* **Goal of the exercise**
Without the pictures, can you quote each line below exactly?
################
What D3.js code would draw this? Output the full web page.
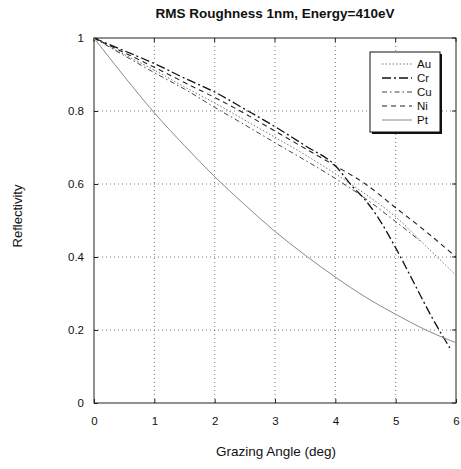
<!DOCTYPE html>
<html>
<head>
<meta charset="utf-8">
<script src="https://cdn.jsdelivr.net/npm/d3@7/dist/d3.min.js"></script>
<style>
  body { margin: 0; background: #fff; }
  text { font-family: "Liberation Sans", Arial, sans-serif; fill: #111; }
</style>
</head>
<body>
<svg id="chart" width="461" height="469"></svg>
<script>
'use strict';

// values
var xTicks = [0, 1, 2, 3, 4, 5, 6];
var yTicks = [0, 0.2, 0.4, 0.6, 0.8, 1];
var yTickLabels = ["0", "0.2", "0.4", "0.6", "0.8", "1"];

var auAngle = [0, 0.5, 1, 1.5, 2, 2.5, 3, 3.5, 4, 4.5, 5, 5.5, 6];
var auRefl  = [1, 0.955, 0.912, 0.866, 0.822, 0.775, 0.728, 0.68, 0.628, 0.572, 0.51, 0.43, 0.35];

var crAngle = [0, 0.5, 1, 1.5, 2, 2.5, 3, 3.5, 4, 4.3, 4.45, 4.7, 5, 5.3, 5.6, 5.9];
var crRefl  = [1, 0.965, 0.93, 0.89, 0.852, 0.805, 0.757, 0.705, 0.65, 0.59, 0.565, 0.51, 0.425, 0.33, 0.235, 0.15];

var cuAngle = [0, 0.5, 1, 1.5, 2, 2.5, 3, 3.5, 4, 4.5, 5, 5.4];
var cuRefl  = [1, 0.952, 0.905, 0.86, 0.81, 0.762, 0.713, 0.665, 0.615, 0.56, 0.497, 0.445];

var niAngle = [0, 0.5, 1, 1.5, 2, 2.5, 3, 3.5, 4, 4.5, 5, 5.5, 6];
var niRefl  = [1, 0.96, 0.92, 0.878, 0.837, 0.793, 0.745, 0.697, 0.65, 0.6, 0.535, 0.47, 0.4];

var ptAngle = [0, 0.5, 1, 1.5, 2, 2.5, 3, 3.5, 4, 4.5, 5, 5.5, 6];
var ptRefl  = [1, 0.895, 0.795, 0.705, 0.62, 0.543, 0.47, 0.405, 0.345, 0.29, 0.243, 0.2, 0.165];

var seriesNames = ["Au", "Cr", "Cu", "Ni", "Pt"];

var series = [
  { name: "Au", x: auAngle, y: auRefl, color: "#777", dash: "1.5,2", width: 1 },
  { name: "Cr", x: crAngle, y: crRefl, color: "#111", dash: "9,3,2,3", width: 1.3 },
  { name: "Cu", x: cuAngle, y: cuRefl, color: "#444", dash: "5,3,1.5,3", width: 1 },
  { name: "Ni", x: niAngle, y: niRefl, color: "#222", dash: "5,4", width: 1.1 },
  { name: "Pt", x: ptAngle, y: ptRefl, color: "#8a8a8a", dash: null, width: 1 }
];

var svg = d3.select("#chart");

var margin = { left: 94, right: 5, top: 38, bottom: 66 };
var width = 461 - margin.left - margin.right,
    height = 469 - margin.top - margin.bottom;

var x = d3.scaleLinear().domain([0, 6]).range([0, width]);
var y = d3.scaleLinear().domain([0, 1]).range([height, 0]);

var g = svg.append("g")
    .attr("transform", "translate(" + margin.left + "," + margin.top + ")");

// dotted grid
g.append("g").selectAll("line")
    .data(xTicks.slice(1, -1))
    .enter().append("line")
    .attr("x1", function (d) { return x(d); })
    .attr("x2", function (d) { return x(d); })
    .attr("y1", 0).attr("y2", height)
    .attr("stroke", "#555").attr("stroke-width", 0.8)
    .attr("stroke-dasharray", "1,3");

g.append("g").selectAll("line")
    .data(yTicks.slice(1, -1))
    .enter().append("line")
    .attr("y1", function (d) { return y(d); })
    .attr("y2", function (d) { return y(d); })
    .attr("x1", 0).attr("x2", width)
    .attr("stroke", "#555").attr("stroke-width", 0.8)
    .attr("stroke-dasharray", "1,3");

// axes (ticks inward, like the original)
var xAxis = g.append("g")
    .attr("transform", "translate(0," + height + ")")
    .call(d3.axisBottom(x).tickValues(xTicks).tickSize(-4).tickPadding(14).tickFormat(d3.format("d")));

var yAxis = g.append("g")
    .call(d3.axisLeft(y).tickValues(yTicks).tickSize(-4).tickPadding(10)
        .tickFormat(function (d, i) { return yTickLabels[i]; }));

[xAxis, yAxis].forEach(function (a) {
  a.select(".domain").remove();
  a.selectAll(".tick line").attr("stroke", "#222");
  a.selectAll(".tick text").style("font-size", "11.5px").attr("fill", "#111");
});

g.append("g").selectAll("line")
    .data(xTicks)
    .enter().append("line")
    .attr("x1", function (d) { return x(d); })
    .attr("x2", function (d) { return x(d); })
    .attr("y1", 0).attr("y2", 4)
    .attr("stroke", "#222");

g.append("g").selectAll("line")
    .data(yTicks)
    .enter().append("line")
    .attr("y1", function (d) { return y(d); })
    .attr("y2", function (d) { return y(d); })
    .attr("x1", width).attr("x2", width - 4)
    .attr("stroke", "#222");

g.append("rect")
    .attr("width", width).attr("height", height)
    .attr("fill", "none").attr("stroke", "#222").attr("stroke-width", 1);

// curves
var line = d3.line()
    .x(function (d) { return x(d[0]); })
    .y(function (d) { return y(d[1]); })
    .curve(d3.curveMonotoneX);

g.append("g").selectAll("path")
    .data(series)
    .enter().append("path")
    .attr("d", function (s) { return line(d3.zip(s.x, s.y)); })
    .attr("fill", "none")
    .attr("stroke", function (s) { return s.color; })
    .attr("stroke-width", function (s) { return s.width; })
    .attr("stroke-dasharray", function (s) { return s.dash; });

// legend
var lg = svg.append("g").attr("transform", "translate(370,52)");
lg.append("rect").attr("x", 2).attr("y", 2).attr("width", 70).attr("height", 80).attr("fill", "#111");
lg.append("rect").attr("width", 70).attr("height", 80).attr("fill", "#fff").attr("stroke", "#111");

var item = lg.selectAll(".item")
    .data(series)
    .enter().append("g")
    .attr("class", "item")
    .attr("transform", function (d, i) { return "translate(0," + (12 + i * 14) + ")"; });

item.append("line")
    .attr("x1", 12).attr("x2", 42)
    .attr("stroke", function (s) { return s.color; })
    .attr("stroke-width", function (s) { return s.width; })
    .attr("stroke-dasharray", function (s) { return s.dash; });

item.append("text")
    .attr("x", 47).attr("y", 4)
    .style("font-size", "11.5px")
    .text(function (d, i) { return seriesNames[i]; });

// titles
svg.append("text")
    .attr("x", 275).attr("y", 18)
    .attr("text-anchor", "middle")
    .style("font-size", "13.5px").style("font-weight", "bold")
    .text("RMS Roughness 1nm, Energy=410eV");

svg.append("text")
    .attr("x", 276).attr("y", 456)
    .attr("text-anchor", "middle")
    .style("font-size", "13.5px")
    .text("Grazing Angle (deg)");

svg.append("text")
    .attr("transform", "translate(22," + 216 + ") rotate(-90)")
    .attr("text-anchor", "middle")
    .style("font-size", "13px")
    .text("Reflectivity");
</script>
</body>
</html>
################
* **Output**
What D3.js code would draw this? Output the full web page.
<!DOCTYPE html>
<html>
<head>
<meta charset="utf-8">
<script src="https://cdn.jsdelivr.net/npm/d3@7/dist/d3.min.js"></script>
<style>
  body { margin: 0; background: #fff; }
  text { font-family: "Liberation Sans", Arial, sans-serif; fill: #111; }
</style>
</head>
<body>
<svg id="chart" width="461" height="469"></svg>
<script>
'use strict';

// values
var xTicks = [0, 1, 2, 3, 4, 5, 6];
var yTicks = [0, 0.2, 0.4, 0.6, 0.8, 1];
var yTickLabels = ["0", "0.2", "0.4", "0.6", "0.8", "1"];

var auAngle = [0, 0.5, 1, 1.5, 2, 2.5, 3, 3.5, 4, 4.5, 5, 5.5, 6];
var auRefl  = [1, 0.955, 0.912, 0.866, 0.822, 0.775, 0.728, 0.68, 0.628, 0.572, 0.51, 0.43, 0.35];

var crAngle = [0, 0.5, 1, 1.5, 2, 2.5, 3, 3.5, 4, 4.3, 4.45, 4.7, 5, 5.3, 5.6, 5.9];
var crRefl  = [1, 0.965, 0.93, 0.89, 0.852, 0.805, 0.757, 0.705, 0.65, 0.59, 0.565, 0.51, 0.425, 0.33, 0.235, 0.15];

var cuAngle = [0, 0.5, 1, 1.5, 2, 2.5, 3, 3.5, 4, 4.5, 5, 5.4];
var cuRefl  = [1, 0.952, 0.905, 0.86, 0.81, 0.762, 0.713, 0.665, 0.615, 0.56, 0.497, 0.445];

var niAngle = [0, 0.5, 1, 1.5, 2, 2.5, 3, 3.5, 4, 4.5, 5, 5.5, 6];
var niRefl  = [1, 0.96, 0.92, 0.878, 0.837, 0.793, 0.745, 0.697, 0.65, 0.6, 0.535, 0.47, 0.4];

var ptAngle = [0, 0.5, 1, 1.5, 2, 2.5, 3, 3.5, 4, 4.5, 5, 5.5, 6];
var ptRefl  = [1, 0.895, 0.795, 0.705, 0.62, 0.543, 0.47, 0.405, 0.345, 0.29, 0.243, 0.2, 0.165];

var seriesNames = ["Au", "Cr", "Cu", "Ni", "Pt"];

var series = [
  { name: "Au", x: auAngle, y: auRefl, color: "#777", dash: "1.5,2", width: 1 },
  { name: "Cr", x: crAngle, y: crRefl, color: "#111", dash: "9,3,2,3", width: 1.3 },
  { name: "Cu", x: cuAngle, y: cuRefl, color: "#444", dash: "5,3,1.5,3", width: 1 },
  { name: "Ni", x: niAngle, y: niRefl, color: "#222", dash: "5,4", width: 1.1 },
  { name: "Pt", x: ptAngle, y: ptRefl, color: "#8a8a8a", dash: null, width: 1 }
];

var svg = d3.select("#chart");

var margin = { left: 94, right: 5, top: 38, bottom: 66 };
var width = 461 - margin.left - margin.right,
    height = 469 - margin.top - margin.bottom;

var x = d3.scaleLinear().domain([0, 6]).range([0, width]);
var y = d3.scaleLinear().domain([0, 1]).range([height, 0]);

var g = svg.append("g")
    .attr("transform", "translate(" + margin.left + "," + margin.top + ")");

// dotted grid
g.append("g").selectAll("line")
    .data(xTicks.slice(1, -1))
    .enter().append("line")
    .attr("x1", function (d) { return x(d); })
    .attr("x2", function (d) { return x(d); })
    .attr("y1", 0).attr("y2", height)
    .attr("stroke", "#555").attr("stroke-width", 0.8)
    .attr("stroke-dasharray", "1,3");

g.append("g").selectAll("line")
    .data(yTicks.slice(1, -1))
    .enter().append("line")
    .attr("y1", function (d) { return y(d); })
    .attr("y2", function (d) { return y(d); })
    .attr("x1", 0).attr("x2", width)
    .attr("stroke", "#555").attr("stroke-width", 0.8)
    .attr("stroke-dasharray", "1,3");

// axes (ticks inward, like the original)
var xAxis = g.append("g")
    .attr("transform", "translate(0," + height + ")")
    .call(d3.axisBottom(x).tickValues(xTicks).tickSize(-4).tickPadding(14).tickFormat(d3.format("d")));

var yAxis = g.append("g")
    .call(d3.axisLeft(y).tickValues(yTicks).tickSize(-4).tickPadding(10)
        .tickFormat(function (d, i) { return yTickLabels[i]; }));

[xAxis, yAxis].forEach(function (a) {
  a.select(".domain").remove();
  a.selectAll(".tick line").attr("stroke", "#222");
  a.selectAll(".tick text").style("font-size", "11.5px").attr("fill", "#111");
});

g.append("g").selectAll("line")
    .data(xTicks)
    .enter().append("line")
    .attr("x1", function (d) { return x(d); })
    .attr("x2", function (d) { return x(d); })
    .attr("y1", 0).attr("y2", 4)
    .attr("stroke", "#222");

g.append("g").selectAll("line")
    .data(yTicks)
    .enter().append("line")
    .attr("y1", function (d) { return y(d); })
    .attr("y2", function (d) { return y(d); })
    .attr("x1", width).attr("x2", width - 4)
    .attr("stroke", "#222");

g.append("rect")
    .attr("width", width).attr("height", height)
    .attr("fill", "none").attr("stroke", "#222").attr("stroke-width", 1);

// curves
var line = d3.line()
    .x(function (d) { return x(d[0]); })
    .y(function (d) { return y(d[1]); })
    .curve(d3.curveMonotoneX);

g.append("g").selectAll("path")
    .data(series)
    .enter().append("path")
    .attr("d", function (s) { return line(d3.zip(s.x, s.y)); })
    .attr("fill", "none")
    .attr("stroke", function (s) { return s.color; })
    .attr("stroke-width", function (s) { return s.width; })
    .attr("stroke-dasharray", function (s) { return s.dash; });

// legend
var lg = svg.append("g").attr("transform", "translate(370,52)");
lg.append("rect").attr("x", 2).attr("y", 2).attr("width", 70).attr("height", 80).attr("fill", "#111");
lg.append("rect").attr("width", 70).attr("height", 80).attr("fill", "#fff").attr("stroke", "#111");

var item = lg.selectAll(".item")
    .data(series)
    .enter().append("g")
    .attr("class", "item")
    .attr("transform", function (d, i) { return "translate(0," + (12 + i * 14) + ")"; });

item.append("line")
    .attr("x1", 12).attr("x2", 42)
    .attr("stroke", function (s) { return s.color; })
    .attr("stroke-width", function (s) { return s.width; })
    .attr("stroke-dasharray", function (s) { return s.dash; });

item.append("text")
    .attr("x", 47).attr("y", 4)
    .style("font-size", "11.5px")
    .text(function (d, i) { return seriesNames[i]; });

// titles
svg.append("text")
    .attr("x", 275).attr("y", 18)
    .attr("text-anchor", "middle")
    .style("font-size", "13.5px").style("font-weight", "bold")
    .text("RMS Roughness 1nm, Energy=410eV");

svg.append("text")
    .attr("x", 276).attr("y", 456)
    .attr("text-anchor", "middle")
    .style("font-size", "13.5px")
    .text("Grazing Angle (deg)");

svg.append("text")
    .attr("transform", "translate(22," + 216 + ") rotate(-90)")
    .attr("text-anchor", "middle")
    .style("font-size", "13px")
    .text("Reflectivity");
</script>
</body>
</html>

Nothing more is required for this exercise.